Ex-Minister Moro hat Bolsonaro beschuldigt, Einfluss auf die Ermittlungsarbeit der Bundespolizei nehmen zu wollen - was Moro als Angriff auf die Unabhängigkeit der Behörde wertete.


Der brasilianische Präsident Jair Bolsonaro gerät zunehmend in das Visier der Justiz. Ein Richter am Obersten Gericht des Landes wies am Montag die Bundespolizei an, von dem zurückgetretenen Justizminister Sergio Moro erhobene Anschuldigungen gegen den Staatschef zu untersuchen, wie aus einem von der Nachrichtenagentur AFP erlangten Gerichtsdokument hervorgeht. 

Moro hatte Bolsonaro beschuldigt, Einfluss auf die Ermittlungsarbeit der Bundespolizei nehmen zu wollen - was Moro als Angriff auf die Unabhängigkeit der Behörde wertete.

Der oberste Richter Celso de Mello gab der Bundespolizei nun 60 Tage Zeit, um den früheren Anti-Korruptionsrichter zu den von ihm erhobenen Vorwürfen zu befragen. Die Untersuchung könnte potenziell in ein Amtsenthebungsverfahren gegen Bolsonaro münden - oder in eine Anklage gegen Moro wegen Falschaussage.

In der vergangenen Woche hatte bereits ein anderer Richter am Obersten Gericht dafür plädiert, mögliche Rechtsverstöße bei einer Demonstration gegen die geltenden Corona-Restriktionen zu untersuchen, an der Bolsonaro teilgenommen hatte. Richter Alexandre de Moraes bezeichnete die Vorgänge bei der Demonstration als "sehr schwerwiegend". Der Protest habe sich gegen den "demokratischen brasilianischen Rechtsstaat" und dessen Institutionen gerichtet. 

Unterstützer des ultrarechten Staatschefs hatten bei der Demonstration eine Militärintervention wegen der von Gouverneuren brasilianischer Bundesstaaten verhängten Corona-Maßnahmen sowie die Schließung des Parlaments verlangt. Bolsonaro war in seiner Rede allerdings auf diese Forderungen nicht eingegangen.

Bolsonaros Regierung war zuletzt nicht nur durch den Abgang Moros, sondern auch den Rauswurf von Gesundheitsminister Luiz Henrique Mandetta in Turbulenzen geraten. Mit Mandetta hatte der Präsident wegen des Umgangs mit der Corona-Krise über Kreuz gelegen. Während Bolsonaro die Pandemie als "kleine Grippe" bezeichnete, befürwortete Mandetta ein aggressives Vorgehen gegen das Virus.

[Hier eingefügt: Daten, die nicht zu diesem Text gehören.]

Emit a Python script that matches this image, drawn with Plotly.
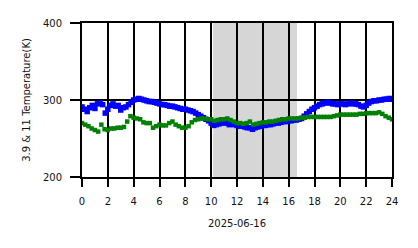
import numpy as np
import plotly.graph_objects as go

# 3.9 um brightness temperature (K), sampled every 0.2 h
blue_vals = [291,288,285,290,293,289,295,296,294,283,288,293,295,292,293,287,290,291,294,297,
             300,301,302,301,300,299,298,298,297,296,295,294,294,293,292,292,291,290,289,288,
             288,287,286,285,283,281,279,277,275,273,270,267,268,269,270,271,270,268,269,268,
             267,266,266,265,264,264,262,264,265,266,267,267,268,268,269,270,270,271,272,272,
             273,273,274,274,275,276,279,282,285,288,290,292,294,295,296,297,296,295,295,294,
             295,295,294,295,296,295,295,294,292,291,293,296,298,299,299,300,300,301,301,302,301]
# 11 um brightness temperature (K), sampled every 0.25 h
green_vals = [270,268,266,263,261,259,268,262,261,263,263,264,264,265,272,279,277,276,275,271,
              270,270,264,266,268,267,267,270,272,268,266,264,264,266,271,274,275,276,276,275,
              275,273,274,275,275,276,274,272,270,270,269,270,272,268,269,270,271,271,272,272,
              273,274,275,275,276,276,276,276,277,277,278,278,278,278,278,278,278,278,279,280,
              281,281,281,281,281,281,282,282,283,283,283,283,284,282,279,277,275]
blue_hours = np.linspace(0, 24, len(blue_vals))
green_hours = np.linspace(0, 24, len(green_vals))

x_ticks = list(range(0, 25, 2))
y_ticks = [200, 300, 400]
night_start, night_end = 10.15, 16.65
x_title = "2025-06-16"
y_title = "3.9 & 11 Temperature(K)"

fig = go.Figure()
fig.add_trace(go.Scatter(x=blue_hours, y=blue_vals, mode="markers",
                         marker=dict(symbol="square", size=5.5, color="#0000ff", line=dict(width=0)),
                         showlegend=False))
fig.add_trace(go.Scatter(x=green_hours, y=green_vals, mode="markers",
                         marker=dict(symbol="square", size=4.5, color="#008000", line=dict(width=0)),
                         showlegend=False))

fig.add_shape(type="rect", xref="x", yref="y", x0=night_start, x1=night_end, y0=200, y1=400,
              fillcolor="#d6d6d6", line=dict(width=0), layer="below")

axis_font = dict(family="DejaVu Sans", size=10, color="#111")
fig.update_layout(
    width=418, height=248,
    margin=dict(l=82, r=26, t=23, b=71),
    paper_bgcolor="white", plot_bgcolor="white",
    font=axis_font,
    xaxis=dict(range=[0, 24], tickvals=x_ticks, ticktext=[str(t) for t in x_ticks],
               showgrid=True, gridcolor="black", gridwidth=2, zeroline=False,
               ticks="outside", ticklen=8, tickwidth=2, tickcolor="black",
               showline=True, linecolor="black", linewidth=2, mirror=True,
               tickfont=axis_font, ticklabelstandoff=6,
               title=dict(text=x_title, font=axis_font, standoff=14)),
    yaxis=dict(range=[200, 400], tickvals=y_ticks,
               showgrid=True, gridcolor="black", gridwidth=2, zeroline=False,
               ticks="outside", ticklen=10, tickwidth=2, tickcolor="black",
               showline=True, linecolor="black", linewidth=2, mirror=True,
               tickfont=axis_font, ticklabelstandoff=6,
               title=dict(text=y_title, font=axis_font, standoff=10)),
)
fig.write_html("out.html")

Auslöser für den späteren Rücktritt Moros war dann die von Bolsonaro angeordnete Entlassung von Bundespolizeichef Mauricio Valeixo, eines Vertrauten des Justizministers. Moro bezeichnete die Entlassung Valeixos als politische Einflussnahme, welche die Glaubwürdigkeit der Regierung erschüttere.

Moro war eine Schlüsselfigur in Bolsonaros Kabinett und genießt - ebenso wie Ex-Gesundheitsminister Mandetta - große Popularität. Als Richter hatte Moro 2017 den ehemaligen Präsidenten Luiz Inácio Lula da Silva wegen einer Korruptionsaffäre zu einer langjährigen Haftstrafe verurteilt.